Anti-fraud tech budget to grow; AI, machine learning top trends

SAS LOGOAs fraud detection and prevention grow more complex in the wake of new trends shaping the digital fraud landscape, organizations are turning to  advanced technologies to safeguard their data and investment.

A survey conducted by Association of Certified Fraud Examiners (ACFE), in collaboration with SAS reveals that 13 percent of organizations use artificial intelligence (AI) and machine learning to detect and deter fraud, and another 25 percent plan to adopt such technologies in the next year or two – a nearly 200 percent increase.

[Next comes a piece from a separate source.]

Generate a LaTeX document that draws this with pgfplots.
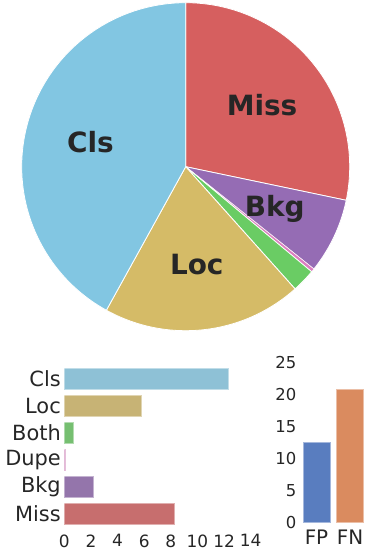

Biometrics is increasingly used to fight internal frauds. About one in four organizations (26 percent) use biometrics as part of their anti-fraud programs; another 16 percent foresee deploying biometrics by 2021, according to ACFE report.

More than half of organizations (55 percent) plan to increase their anti-fraud tech budgets over the next two years.

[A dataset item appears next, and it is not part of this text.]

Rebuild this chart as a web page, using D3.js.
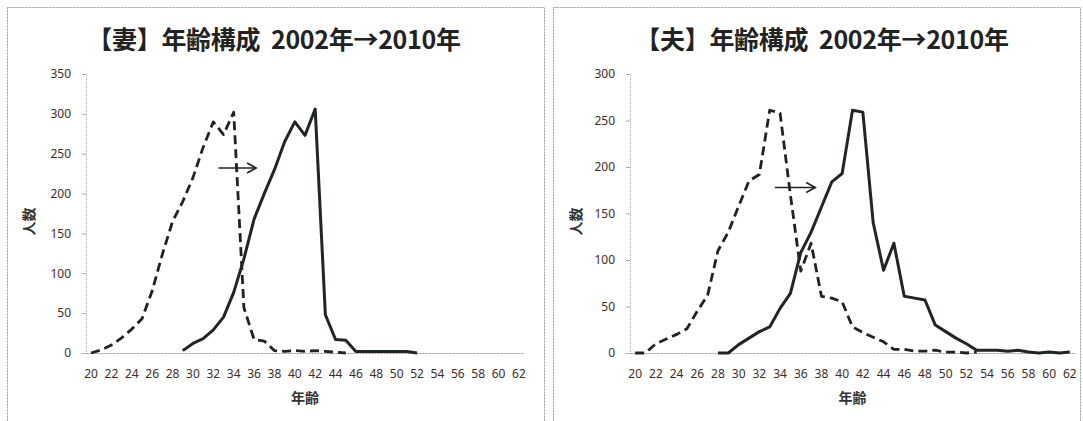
<!DOCTYPE html>
<html><head><meta charset="utf-8">
<script src="https://cdn.jsdelivr.net/npm/d3@7"></script>
<style>
html,body{margin:0;padding:0;background:#fff;}
svg{display:block;}
</style></head>
<body>
<svg id="c" width="1083" height="421"></svg>
<script>
// ---- data ----
const ages = [20,21,22,23,24,25,26,27,28,29,30,31,32,33,34,35,36,37,38,39,40,41,42,43,44,45,46,47,48,49,50,51,52,53,54,55,56,57,58,59,60,61,62];
const ageTicks = [20,22,24,26,28,30,32,34,36,38,40,42,44,46,48,50,52,54,56,58,60,62];
const N = null;
// 妻 (wife)
const wife2002 = [0,4,10,19,30,43,78,124,165,190,220,258,290,274,302,57,17,15,3,2,3,2,3,2,1,0,
  N,N,N,N,N,N,N,N,N,N,N,N,N,N,N,N,N];
const wife2010 = [N,N,N,N,N,N,N,N,N,
  3,12,18,29,45,76,118,168,200,230,265,290,273,306,48,17,16,2,2,2,2,2,2,0,
  N,N,N,N,N,N,N,N,N,N];
const wifeYTicks = [0,50,100,150,200,250,300,350];
// 夫 (husband)
const husband2002 = [0,0,10,15,20,26,45,62,110,130,158,185,192,261,258,170,88,118,61,59,55,28,22,17,12,4,4,2,2,3,1,1,0,1,
  N,N,N,N,N,N,N,N,N];
const husband2010 = [N,N,N,N,N,N,N,N,
  0,0,9,16,23,28,48,64,108,130,157,184,193,261,259,140,89,118,61,59,57,30,23,16,10,3,3,3,2,3,1,0,1,0,1];
const husbandYTicks = [0,50,100,150,200,250,300];
// arrows: [fromAge, toAge, value]
const wifeArrow = [32.5, 36.2, 232];
const husbandArrow = [33.5, 37.4, 178];

const titles = ["【妻】年齢構成  2002年→2010年", "【夫】年齢構成  2002年→2010年"];
const yTitle = "人数", xTitle = "年齢";

// ---- layout ----
const svg = d3.select("#c");
const panels = [
  {frame:[7,7,537,430], x0:86, x1:524, yTop:74, yBot:353, yMax:350, yTicks:wifeYTicks,
   s2002:wife2002, s2010:wife2010, arrow:wifeArrow, title:titles[0], tx:274, ytx:34},
  {frame:[553,7,527,430], x0:630, x1:1075, yTop:74, yBot:353, yMax:300, yTicks:husbandYTicks,
   s2002:husband2002, s2010:husband2010, arrow:husbandArrow, title:titles[1], tx:822, ytx:581}
];

panels.forEach(p => {
  const g = svg.append("g");
  g.append("rect").attr("x",p.frame[0]+0.5).attr("y",p.frame[1]+0.5)
    .attr("width",p.frame[2]).attr("height",p.frame[3])
    .attr("fill","none").attr("stroke","#9a9a9a").attr("stroke-width",1)
    .attr("stroke-dasharray","2,1");

  const x = d3.scaleBand().domain(ages).range([p.x0,p.x1]).padding(0);
  const cx = a => x(a) + x.bandwidth()/2;
  const xc = v => { // fractional age to pixel
    const i = Math.floor(v); return cx(i) + (v-i)*x.step();
  };
  const y = d3.scaleLinear().domain([0,p.yMax]).range([p.yBot,p.yTop]);

  // title
  g.append("text").attr("x",p.tx).attr("y",49).attr("text-anchor","middle")
    .style("white-space","pre").attr("letter-spacing","-0.3")
    .attr("font-family","'Noto Sans CJK JP', sans-serif").attr("font-weight","bold")
    .attr("font-size",25).attr("fill","#222").text(p.title);

  // y axis
  const ya = g.append("g").attr("transform",`translate(${p.x0},0)`)
    .call(d3.axisLeft(y).tickValues(p.yTicks).tickSize(4).tickPadding(11));
  ya.select(".domain").attr("stroke","#aaa").attr("stroke-dasharray","1,1");
  ya.selectAll(".tick line").attr("stroke","#aaa");
  ya.selectAll(".tick text").attr("font-family","'Noto Sans', sans-serif")
    .attr("font-size",12).attr("fill","#3e2c2c");

  // x axis
  const xa = g.append("g").attr("transform",`translate(0,${p.yBot})`)
    .call(d3.axisBottom(x).tickValues(ageTicks).tickSize(0).tickPadding(16));
  xa.select(".domain").attr("stroke","#999").attr("stroke-dasharray","2,1");
  xa.selectAll(".tick text").attr("font-family","'Noto Sans', sans-serif")
    .attr("font-size",12).attr("fill","#3e2c2c");

  // axis titles
  g.append("text").attr("transform",`translate(${p.ytx},${(p.yTop+p.yBot)/2+8}) rotate(-90)`)
    .attr("text-anchor","middle").attr("font-family","'Noto Sans CJK JP', sans-serif")
    .attr("font-weight","bold").attr("font-size",14).attr("fill","#333").text(yTitle);
  g.append("text").attr("x",(p.x0+p.x1)/2).attr("y",403).attr("text-anchor","middle")
    .attr("font-family","'Noto Sans CJK JP', sans-serif")
    .attr("font-weight","bold").attr("font-size",14).attr("fill","#333").text(xTitle);

  const line = d3.line().defined(d => d.v !== null).x(d => cx(d.a)).y(d => y(d.v));
  const pts = s => ages.map((a,i) => ({a, v:s[i]}));

  g.append("path").datum(pts(p.s2002)).attr("d",line)
    .attr("fill","none").attr("stroke","#222").attr("stroke-width",2.8)
    .attr("stroke-dasharray","9,5").attr("stroke-linejoin","round");
  g.append("path").datum(pts(p.s2010)).attr("d",line)
    .attr("fill","none").attr("stroke","#1f2624").attr("stroke-width",3)
    .attr("stroke-linejoin","round");

  // arrow
  const ax1 = xc(p.arrow[0]), ax2 = xc(p.arrow[1]), ay = y(p.arrow[2]);
  g.append("line").attr("x1",ax1).attr("x2",ax2).attr("y1",ay).attr("y2",ay)
    .attr("stroke","#222").attr("stroke-width",1.6);
  g.append("path").attr("d",`M${ax2-9},${ay-5}L${ax2},${ay}L${ax2-9},${ay+5}`)
    .attr("fill","none").attr("stroke","#222").attr("stroke-width",1.6);
});
</script>
</body></html>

By 2021, nearly three-quarters of organizations (72 percent) are projected to use automated monitoring, exception reporting and anomaly detection. Similarly, about half of organizations anticipate employing predictive analytics/modeling (52 percent; up from 30 percent) and data visualization (47 percent; currently 35 percent).

“With the spike in occurrences of fraud in the Financial and Public sectors, it has become increasingly important to combat the menace with a combination of domain expertise and improved technology that can analyze volumes of data, detect anomalies or even trigger alerts on behavioral misconducts,” said Noshin Kagalwalla, VP and managing director, SAS India.

“Criminals find new ways to exploit systems each day, but advanced analytics, AI and Machine Learning will clearly be among the most-used technologies to combat fraud risk going forward,” Kagalwalla added.